Children Can Benefit From Mindfulness
April 11, 2014 Leave a comment
Considering all the stresses children experience, I am certain that children can benefit from Mindfulness.
Children can benefit from Mindfulness in many of the same ways adults benefit. Mindfulness can help children gain confidence and an understanding that behaviours like judgment, competition, self-hate and even bullying are often in response to stress and anxiety. The beauty is that Mindfulness can help the child manage their responses – not be controlled by an ‘event’.
3 Ways Children Can Benefit From Mindfulness
1. Thoughts Are Thoughts – Not Truths
Mindfulness helps children (and adults), learn that thoughts are not necessarily truths. For example, a thought that they might not be liked does not make it true; in reality the thought is simply an emotional response that has been triggered by an external influence… so Mindfulness helps them be aware of this and to explore what might be the trigger.
- Thoughts Are Not Necessarily Truths Situation: A popular friend does not say hello when they walk past. A child might think, “Oh No! They think I’m a loser.” The reality might be the popular person needs glasses… or more importantly, they might be experiencing a personal crisis and very soon need the support of their friendship.
Mindfulness helps children be aware of challenging emotions and to consciously respond to ‘what is’ not ‘what might be’ and potentially a negative path of judgment or self-judgment.
Children who practice Mindfulness can learn that when they experience challenging triggers they can control their responses and not get caught up in their thoughts or worse – become violent (often triggered by fear). In addition, by being aware of their thoughts, feelings, actions as well as the world they are part of (not on auto pilot), the child is likely to experience a greater sense of personal pride and respect.
Children can benefit from Mindfulness by learning to be conscious in the present moment – not on autopilot… which is a common complaint by adults of children.
Mindfulness helps children (and adults), learn to manage challenging thoughts and emotions by calmly, bringing awareness of their own feelings and kindness to the people around them.
A self-aware child knows what they are feeling and what it feels like when they are being triggered. For example: “When Bob passes me in the hall I feel nervous.” By recognizing this – they are now able to begin to unravel the reason why they feel nervous. And when the reason why is understood, a child can begin to choose how they respond to that and similar situations. Discovering self-awareness once again registers a sense of personal pride – in this case – of being in control instead of being controlled.

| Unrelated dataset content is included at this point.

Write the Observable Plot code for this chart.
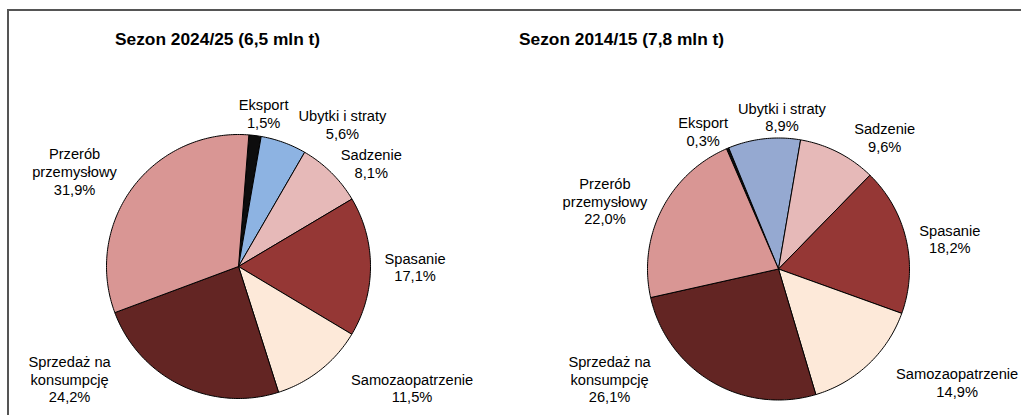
<!DOCTYPE html>
<html>
<head>
<meta charset="utf-8">
<script src="https://cdn.jsdelivr.net/npm/d3@7"></script>
<script src="https://cdn.jsdelivr.net/npm/@observablehq/plot@0.6"></script>
<style>
  body { margin: 0; background: #fff; font-family: "Liberation Sans", Arial, sans-serif; }
  #wrap { position: relative; width: 1021px; height: 415px; overflow: hidden; background: #fff; }
  #frame { position: absolute; left: 7px; top: 9px; width: 1100px; height: 500px;
           border-top: 2px solid #555; border-left: 2px solid #555; }
  .title { position: absolute; top: 29px; line-height: 20px; font-weight: bold; font-size: 17.33px; color: #000; white-space: nowrap; }
  .chart { position: absolute; top: 55px; }
</style>
</head>
<body>
<div id="wrap">
  <div id="frame"></div>
  <div class="title" id="title1" style="left:115px"></div>
  <div class="title" id="title2" style="left:519px"></div>
  <div class="chart" id="chart1" style="left:0px"></div>
  <div class="chart" id="chart2" style="left:510px"></div>
</div>
<script>
// ---- data ----
const categories = ["Eksport", "Ubytki i straty", "Sadzenie", "Spasanie", "Samozaopatrzenie", "Sprzedaż na konsumpcję", "Przerób przemysłowy"];
const categoryLabels = ["Eksport", "Ubytki i straty", "Sadzenie", "Spasanie", "Samozaopatrzenie", "Sprzedaż na\nkonsumpcję", "Przerób\nprzemysłowy"];
const titles = ["Sezon 2024/25 (6,5 mln t)", "Sezon 2014/15 (7,8 mln t)"];
const values2024 = [1.5, 5.6, 8.1, 17.1, 11.5, 24.2, 31.9];
const values2014 = [0.3, 8.9, 9.6, 18.2, 14.9, 26.1, 22.0];
const colors2024 = ["#0d0d0d", "#8db3e2", "#e6b9b8", "#953735", "#fde9d9", "#632523", "#d99694"];
const colors2014 = ["#0d0d0d", "#95a9d1", "#e6b9b8", "#953735", "#fde9d9", "#632523", "#d99694"];

// ---- layout ----
const FONT_SIZE = 14.67, LINE_H = 1.2;
const fmt = v => d3.format(".1f")(v).replace(".", ",");
const canvas = document.createElement("canvas");
const ctx = canvas.getContext("2d");
ctx.font = `${FONT_SIZE}px "Liberation Sans", Arial, sans-serif`;

function pie(values, colors, opt) {
  const {width, height, cx, cy, r, startDeg, top, bottom, right} = opt;
  const total = d3.sum(values);
  let acc = startDeg;
  const slices = values.map((v, i) => {
    const a0 = acc, a1 = acc + v / total * 360;
    acc = a1;
    return {cat: categories[i], v, a0, a1, mid: (a0 + a1) / 2, label: categoryLabels[i] + "\n" + fmt(v) + "%"};
  });
  // polygon points in unit coordinates
  const pts = [];
  for (const s of slices) {
    pts.push({cat: s.cat, x: 0, y: 0});
    const n = Math.max(2, Math.ceil(s.a1 - s.a0));
    for (let k = 0; k <= n; k++) {
      const a = (s.a0 + (s.a1 - s.a0) * k / n) * Math.PI / 180;
      pts.push({cat: s.cat, x: Math.sin(a), y: Math.cos(a)});
    }
    pts.push({cat: s.cat, x: 0, y: 0});
  }
  // label placement (pixel offsets from center, y down)
  const kx = 1.3, lh = FONT_SIZE * LINE_H, gap = 10;
  const labs = slices.map(s => {
    const lines = s.label.split("\n");
    const w = d3.max(lines, l => ctx.measureText(l).width);
    const h = lines.length * lh;
    const a = s.mid * Math.PI / 180;
    const g = 14 - 9 * Math.cos(a);
    let ux = Math.sin(a) * kx, uy = -Math.cos(a);
    const len = Math.hypot(ux, uy); ux /= len; uy /= len;
    const t = Math.min(Math.abs(ux) > 1e-6 ? (w / 2) / Math.abs(ux) : Infinity,
                       Math.abs(uy) > 1e-6 ? (h / 2) / Math.abs(uy) : Infinity);
    const d = r + g + t;
    let px = ux * d, py = uy * d;
    const py0 = py;
    py = Math.max(top - cy + h / 2, Math.min(bottom - cy - h / 2, py));
    const near = (x, y) => Math.hypot(Math.max(0, Math.abs(x) - w / 2), Math.max(0, Math.abs(y) - h / 2));
    if (py !== py0 || near(px, py) < r - 3) {
      // slide sideways off the circle
      const R = r + g;
      const dyn = Math.max(0, Math.abs(py) - h / 2);
      if (near(px, py) < R && dyn < R) {
        px = Math.sign(ux || 1) * (w / 2 + Math.sqrt(R * R - dyn * dyn));
      }
    }
    const m = ((s.mid + 180) % 360 + 360) % 360 - 180;
    return {text: s.label, px, py, w, h, order: m};
  });
  // sequential overlap resolution: later labels (clockwise) move away
  const ordered = labs.slice().sort((a, b) => a.order - b.order);
  for (let i = 1; i < ordered.length; i++) {
    const B = ordered[i];
    for (let j = 0; j < i; j++) {
      const A = ordered[j];
      const oy = (A.h + B.h) / 2 - Math.abs(A.py - B.py);
      const ox = (A.w + B.w) / 2 + gap - Math.abs(A.px - B.px);
      if (ox > 0 && oy > 0) B.px += (B.px >= A.px ? 1 : -1) * ox;
    }
  }
  for (const L of labs) L.px = Math.min(L.px, right - cx - L.w / 2);
  const labels = labs.map(l => ({text: l.text, x: l.px / r, y: -l.py / r}));

  return Plot.plot({
    width, height, margin: 0,
    style: {fontFamily: '"Liberation Sans", Arial, sans-serif', background: "transparent", overflow: "visible"},
    x: {domain: [-1, 1], range: [cx - r, cx + r], axis: null},
    y: {domain: [-1, 1], range: [cy + r, cy - r], axis: null},
    color: {domain: categories, range: colors},
    marks: [
      Plot.line(pts, {x: "x", y: "y", z: "cat", fill: "cat", stroke: "#000", strokeWidth: 1, curve: "linear", strokeLinejoin: "round"}),
      Plot.text(labels, {x: "x", y: "y", text: "text", fontSize: FONT_SIZE, lineHeight: LINE_H,
                         textAnchor: "middle", lineAnchor: "middle", fill: "#000"})
    ]
  });
}

document.getElementById("title1").textContent = titles[0];
document.getElementById("title2").textContent = titles[1];
document.getElementById("chart1").append(
  pie(values2024, colors2024, {width: 510, height: 360, cx: 238, cy: 211, r: 132, startDeg: 4.5, top: 84 - 55, bottom: 405 - 55, right: 510}));
document.getElementById("chart2").append(
  pie(values2014, colors2014, {width: 511, height: 360, cx: 268, cy: 213.5, r: 131, startDeg: -23.4, top: 84 - 55, bottom: 405 - 55, right: 510}));
</script>
</body>
</html>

2 Celebrated Peoples Perspectives on Awareness and Autopilot
“We can easily zone along on autopilot for most of our lives,” writes Jon Kabat-Zinn (Professor of Medicine and creator of the Stress Reduction Clinic and the Center for Mindfulness in Medicine), “meanwhile thinking we know what is happening, who we are, where we are going. That could be said to be our current default setting: the highly conditioned and tenacious mode of unawareness, of automatic pilot, of mindless doing.” And awareness isn’t a new discussion, Henry David Thoreau (American author, poet, philosopher, historian, and leading transcendentalist), wrote the following somewhat blunt passage of his impression of people in the 1800’s: The millions are awake enough for physical labor; but only one in a million is awake enough for effective intellectual exertion; only one in a hundred million to a poetic or divine life. To be awake is to be alive.”
3. Awareness Of Others
Being Mindful reminds us that there are always as many unique points of view as there are people in the room… and that this diversity is a good thing. When children are very young they learn in a binary way. Without Mindfulness, it’s very easy for children to consider there are only two points of view: right / wrong… win / lose… popular / not popular. Learning to accept that everyone has their own unique strengths and experiences will enrich their lives and is the basis for respectful creativity and synergy… and this diversity and acceptance bring stability.
It’s important for children (and adults), to see that if someone has a different belief that these people are not necessarily wrong; they are simply responding from a different point of view made up from entirely different life experiences and education. The value of open, respectful dialogue will give each child new insight and an opportunity to learn. While this is valuable for adults to learn, I believe this is doubly valuable for children to learn – to have as a grounding resource to help them through their turbulent formative years. I know it would have helped me.
From Dialogue & Questions Come Creative Answers & A Different Perspective
The Importance Of Listening
As a child learns to be Mindful they learn that they are empowered to do more than ‘fit in’. They begin to identify the opportunity where they can discover how their uniqueness and perspectives are not only valid… they are valuable whether they are making a conscious choice to follow society norms (as a personal preference), or allowing themselves and others to explore independent and perhaps creative ideas / opportunities.
Children can benefit from Mindfulness by becoming aware that they are responsible for their thoughts / their responses. The benefit is that Mindfulness and awareness are able to replace self-doubt, conflict and compromise with patience, calmness and respect for themselves and others; to work together to synergistically find a win-win solution that meets everyone’s needs.
Happy communicating and creating workplace harmony.